I'm following the examples in the following docs: https://aerospike.com/docs/cloud/kubernetes/operator/backup-and-restore/restore-configuration and taking reference from here: https://aerospike.com/docs/tools/backup-service/examples#direct-restore-using-a-specific-backup

Did I miss some configuration? I tried multiple ways of setting up the path to the s3 bucket but none seems to work.
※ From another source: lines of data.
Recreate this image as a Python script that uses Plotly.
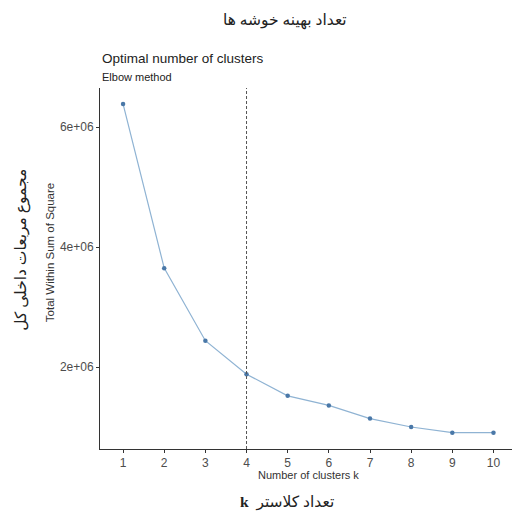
import plotly.graph_objects as go

k_values = [1, 2, 3, 4, 5, 6, 7, 8, 9, 10]
wss_values = [6.39e6, 3.65e6, 2.44e6, 1.88e6, 1.52e6, 1.36e6, 1.14e6, 1.0e6, 0.905e6, 0.905e6]
optimal_k = 4
y_tick_vals = [2e6, 4e6, 6e6]
y_tick_text = ["2e+06", "4e+06", "6e+06"]

fig = go.Figure()
fig.add_trace(go.Scatter(
    x=k_values, y=wss_values, mode="lines+markers",
    line=dict(color="#8fb3d3", width=1.2),
    marker=dict(color="#4a78a8", size=4.5),
    showlegend=False, hoverinfo="skip"))

fig.add_vline(x=optimal_k, line=dict(color="#555555", width=1, dash="3px,2px"))

axis_font = dict(family="Liberation Sans, Arial", size=12, color="#4d4d4d")
fig.update_layout(
    width=516, height=513,
    margin=dict(l=100, r=4, t=88, b=64),
    plot_bgcolor="white", paper_bgcolor="white",
    xaxis=dict(range=[0.44, 10.45], tickvals=k_values, ticktext=[str(v) for v in k_values],
               showgrid=False, zeroline=False, showline=True, linecolor="#333333", linewidth=1,
               ticks="outside", ticklen=3, tickcolor="#333333", tickfont=axis_font),
    yaxis=dict(range=[0.633e6, 6.655e6], tickvals=y_tick_vals, ticktext=y_tick_text,
               showgrid=False, zeroline=False, showline=True, linecolor="#333333", linewidth=1,
               ticks="outside", ticklen=3, tickcolor="#333333", tickfont=axis_font),
)

serif = "Liberation Serif, Times New Roman, DejaVu Sans"
sans = "Liberation Sans, Arial"
annotations = [
    dict(text="تعداد بهینه خوشه ها", x=0.449, y=1.188, xanchor="center", yanchor="middle",
         font=dict(family=serif, size=15.5, color="#222222")),
    dict(text="Optimal number of clusters", x=0, y=1.083, xanchor="left", yanchor="middle",
         font=dict(family=sans, size=13.5, color="#222222")),
    dict(text="Elbow method", x=0, y=1.030, xanchor="left", yanchor="middle",
         font=dict(family=sans, size=11, color="#222222")),
    dict(text="Total Within Sum of Square", x=-0.121, y=0.543, xanchor="center", yanchor="middle",
         textangle=-90, font=dict(family=sans, size=11.5, color="#333333")),
    dict(text="مجموع مربعات داخلی کل", x=-0.189, y=0.552, xanchor="center", yanchor="middle",
         textangle=-90, font=dict(family=serif, size=15.5, color="#222222")),
    dict(text="Number of clusters k", x=0.505, y=-0.071, xanchor="center", yanchor="middle",
         font=dict(family=sans, size=11, color="#333333")),
    dict(text="<b>k</b>  تعداد کلاستر", x=0.454, y=-0.148, xanchor="center", yanchor="middle",
         font=dict(family=serif, size=15.5, color="#222222")),
]
for a in annotations:
    a.update(xref="paper", yref="paper", showarrow=False)
    fig.add_annotation(**a)

fig.write_html("out.html", config={"displayModeBar": False},
               post_script="document.body.style.margin='0';document.body.style.overflow='hidden';")
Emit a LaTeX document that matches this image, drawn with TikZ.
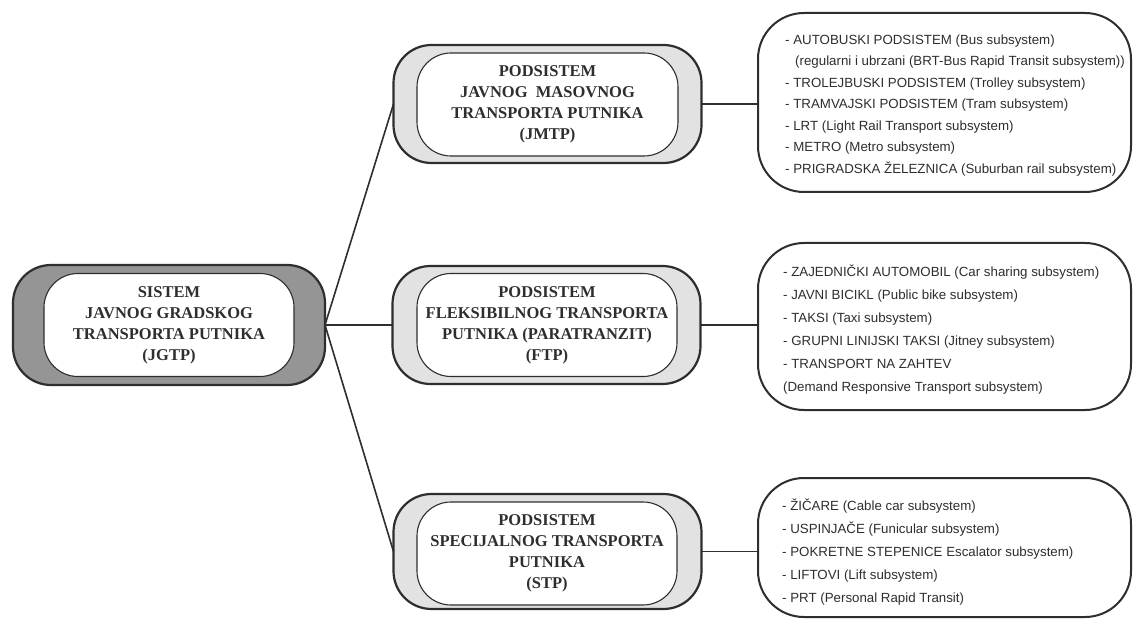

alicvsroxas commented 3 days ago

Managed to find solution with support. When doing a restore with an S3 bucket the same configurations of the s3storage part in the ABS CR should be the same in the Aerospike restore CR:

apiVersion: asdb.aerospike.com/v1beta1
kind: AerospikeRestore
metadata:
  name: aerospikerestore
  namespace: ${namespace}
spec:
  backupService:
    name: aerospikebackupservice
    namespace: ${namespace}
  type: Full
  config:
    destination:
      label: destinationCluster
      credentials:
        # Make sure the password file is mounted in the backup service pod via secret at the path specified here.
        password-path: ${password-path}
        user: ${username}
      seed-nodes:
        - host-name: ${aerospike_cluster}.${namespace}
          port: ${aerospike_port}
    policy:
      no-generation: true
      no-indexes: true
    source:
      "path": "s3://${bucket_name}/${routine_name}/backup/1730897836735/data/ns1"
      "type": aws-s3
      "s3-region": ${aws_region}
      // missed the following lines:
      "s3-endpoint-override": ""
      "s3-profile": ""

Would highly suggest adding in the docs an example of configuring an Aerospike restore with s3 bucket here: https://aerospike.com/docs/cloud/kubernetes/operator/backup-and-restore/restore-configuration

Closing this issue